A multidisciplinary conference examining the barriers to responding to climate change, implementing climate justice, and proposing ways forward.
8-10 February 2018
The University of Tasmania, with support of its Faculty of Law, the University of Utrecht Ethics Institute, the University of Tasmania's Institute for the Study of Social Change, the Antarctic Climate and Ecosystems Cooperative Research Centre (ACE CRC) and the Institute for Marine and Antarctic Science (IMAS).
Despite the Paris Agreement, there are real concerns the prevailing neoliberal economic and political model, particularly with the move to more insular, nationalistic, fragile politics, cannot respond effectively to climate change and excludes key considerations such as ethics and justice.
The Conference will focus on a systematic analysis of barriers to action in the context of the process of change; global governance and law; economics and energy structures; the role of science and technology; and what we are learning about human psychology in relation to climate change.
It will look at ethics, climate justice, intergenerational justice, and how abstract notions of climate justice can be translated into concrete policies, governance structures, and laws.

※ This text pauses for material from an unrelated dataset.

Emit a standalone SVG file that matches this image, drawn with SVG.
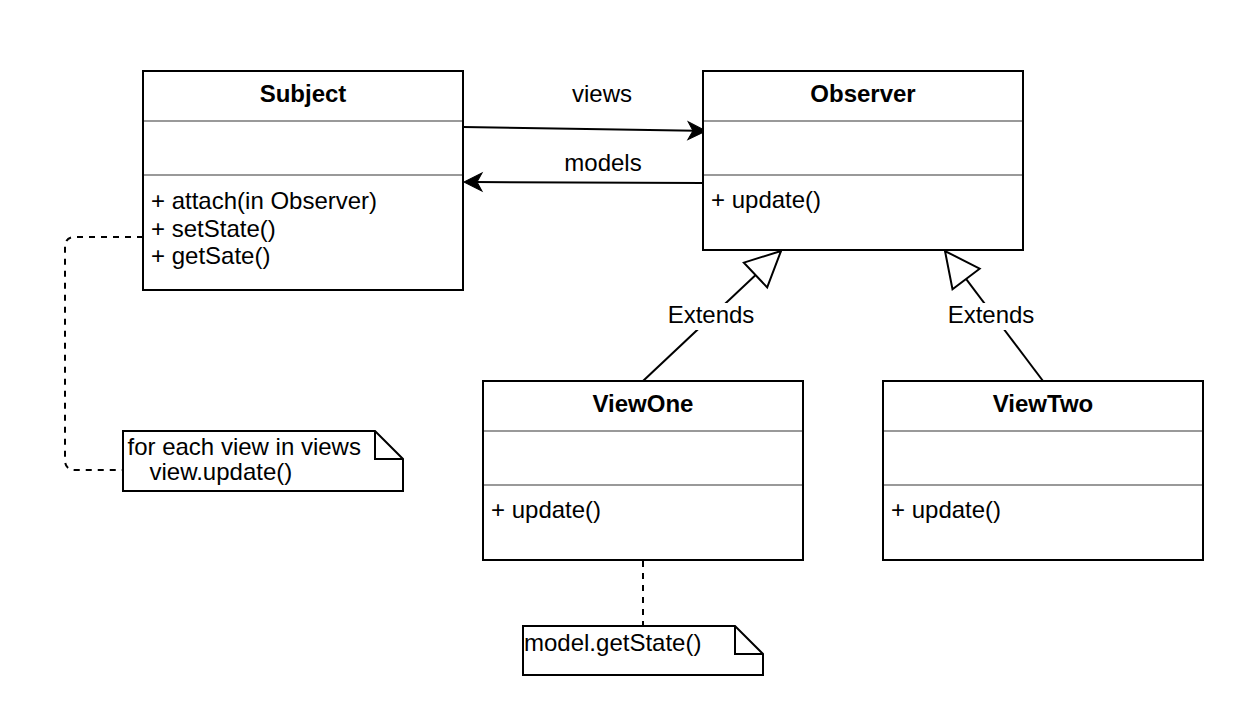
<svg xmlns="http://www.w3.org/2000/svg" width="1240" height="720" viewBox="0 0 1240 720">
  <style>
    .box { fill: #fff; stroke: #000; stroke-width: 2; }
    .div { stroke: #999; stroke-width: 2; fill: none; }
    .title { font-family: "Liberation Sans", Arial, sans-serif; font-size: 24px; font-weight: bold; text-anchor: middle; fill: #000; }
    .txt { font-family: "Liberation Sans", Arial, sans-serif; font-size: 24px; fill: #000; }
    .mid { text-anchor: middle; }
    .line { fill: none; stroke: #000; stroke-width: 2; }
    .dash { fill: none; stroke: #000; stroke-width: 2; stroke-dasharray: 6 6; }
    .note { fill: #fff; stroke: #000; stroke-width: 2; stroke-linejoin: miter; }
  </style>
  <defs>
    <marker id="arrow" viewBox="-30 -12 34 24" refX="-10" refY="0" markerWidth="34" markerHeight="24" markerUnits="userSpaceOnUse" orient="auto">
      <path d="M0,0 L-18,-9 L-13,0 L-18,9 Z" fill="#000" stroke="#000" stroke-width="1"/>
    </marker>
    <marker id="inherit" viewBox="-40 -20 44 40" refX="0" refY="0" markerWidth="44" markerHeight="40" markerUnits="userSpaceOnUse" orient="auto">
      <path d="M0,0 L-35,-17 L-35,17 Z" fill="#fff" stroke="#000" stroke-width="2"/>
    </marker>
  </defs>
  <rect width="1240" height="720" fill="#fff"/>

  <g id="connectors">
    <path class="line" d="M463,127 L696,130.8" marker-end="url(#arrow)"/>
    <text class="txt mid" x="602" y="102">views</text>
    <path class="line" d="M703,183 L474,182" marker-end="url(#arrow)"/>
    <text class="txt mid" x="603" y="171">models</text>
    <path class="line" d="M643,381 L781,251" marker-end="url(#inherit)"/>
    <rect x="672" y="303" width="78" height="27" fill="#fff"/>
    <text class="txt mid" x="711" y="323">Extends</text>
    <path class="line" d="M1043,381 L945,251" marker-end="url(#inherit)"/>
    <rect x="952" y="303" width="78" height="27" fill="#fff"/>
    <text class="txt mid" x="991" y="323">Extends</text>
    <path class="dash" d="M143,237 H75 Q65,237 65,247 V460 Q65,470 75,470 H123"/>
    <path class="dash" d="M643,561 V626"/>
  </g>

  <g id="subject">
    <rect class="box" x="143" y="71" width="320" height="219"/>
    <line class="div" x1="144" y1="121" x2="462" y2="121"/>
    <line class="div" x1="144" y1="175" x2="462" y2="175"/>
    <text class="title" x="303" y="102">Subject</text>
    <text class="txt" x="151" y="209">+ attach(in Observer)</text>
    <text class="txt" x="151" y="236.5">+ setState()</text>
    <text class="txt" x="151" y="264">+ getSate()</text>
  </g>

  <g id="observer">
    <rect class="box" x="703" y="71" width="320" height="179"/>
    <line class="div" x1="704" y1="121" x2="1022" y2="121"/>
    <line class="div" x1="704" y1="175" x2="1022" y2="175"/>
    <text class="title" x="863" y="102">Observer</text>
    <text class="txt" x="711" y="208">+ update()</text>
  </g>

  <g id="viewone">
    <rect class="box" x="483" y="381" width="320" height="179"/>
    <line class="div" x1="484" y1="431" x2="802" y2="431"/>
    <line class="div" x1="484" y1="485" x2="802" y2="485"/>
    <text class="title" x="643" y="412">ViewOne</text>
    <text class="txt" x="491" y="518">+ update()</text>
  </g>

  <g id="viewtwo">
    <rect class="box" x="883" y="381" width="320" height="179"/>
    <line class="div" x1="884" y1="431" x2="1202" y2="431"/>
    <line class="div" x1="884" y1="485" x2="1202" y2="485"/>
    <text class="title" x="1043" y="412">ViewTwo</text>
    <text class="txt" x="891" y="518">+ update()</text>
  </g>

  <g id="note-subject">
    <path class="note" d="M123,431 H375 L403,459 V491 H123 Z"/>
    <path class="line" d="M375,431 V459 H403"/>
    <text class="txt" x="127.5" y="455">for each view in views</text>
    <text class="txt" x="149.5" y="479.5">view.update()</text>
  </g>

  <g id="note-viewone">
    <path class="note" d="M523,626 H735 L763,654 V675 H523 Z"/>
    <path class="line" d="M735,626 V654 H763"/>
    <text class="txt" x="524" y="651">model.getState()</text>
  </g>
</svg>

Case studies will include ethical issues in the ongoing international climate negotiations and areas of Australian policy-making with international ramifications (e.g. the “clean coal” debate.)
It will also explore the engagement by artists, writers, filmmakers, and musicians with climate change and activism and will include side events with practitioners, activists and theorists.
The conference is envisaged to involve about 30 paper givers and 150-200 participants. There will be a number of public forums and side events associated with Conference.
Presenters include: Robyn Eckersley, Steve Vanderheiden, Catriona McKinnon, Marcus Düwell, Sivan Kartha, Nathan Bindoff, Ben Richardson and Jan McDonald.
Outputs & objectives
The Conference is part of a project to raise the profile of issues of ethics and justice in relation to climate change and create a network of thinkers and researchers in the area. A Southern Hemispheric connection with a focus on regional as well as global concerns could have a significant impact on the public policy debate, as well as the profile of these issues. It will be a catalyst for links to a broad range of concerned scientists, philosophers, lawyers, economists and strategists to share information and develop collaborations. Dissemination of ideas and dialogue is a key goal, along with publication of papers online and in journal or book form.
Tasmania is the ideal location for this conference, with its long history of conservation expertise and environmentalism, the largest concentration of climate scientists and Antarctic researchers in the Southern Hemisphere, and a particularly vibrant and engaged arts community. In 2016, the first recording of 400ppm at Cape Grim demonstrated the urgency of the climate challenge, but the implications are not understood outside the scientific community. Nearly one third of Tasmania is world heritage area protected under a global convention that explicitly embodies notions of intergenerational justice. Hobart is the perfect city to bring people together to discuss this important subject with its beautiful setting, great venues and food, as well as easy access to national parks, walks, and MONA. The Conference will acknowledge the traditional owners and custodians of the land and the contemporary Tasmanian Aboriginal community.
The Conference will follow a sustainable, no or low carbon model, to be reflected in catering, printing and other aspects of Conference Management. Participants flying to Hobart are asked use a reputable carbon offset provider.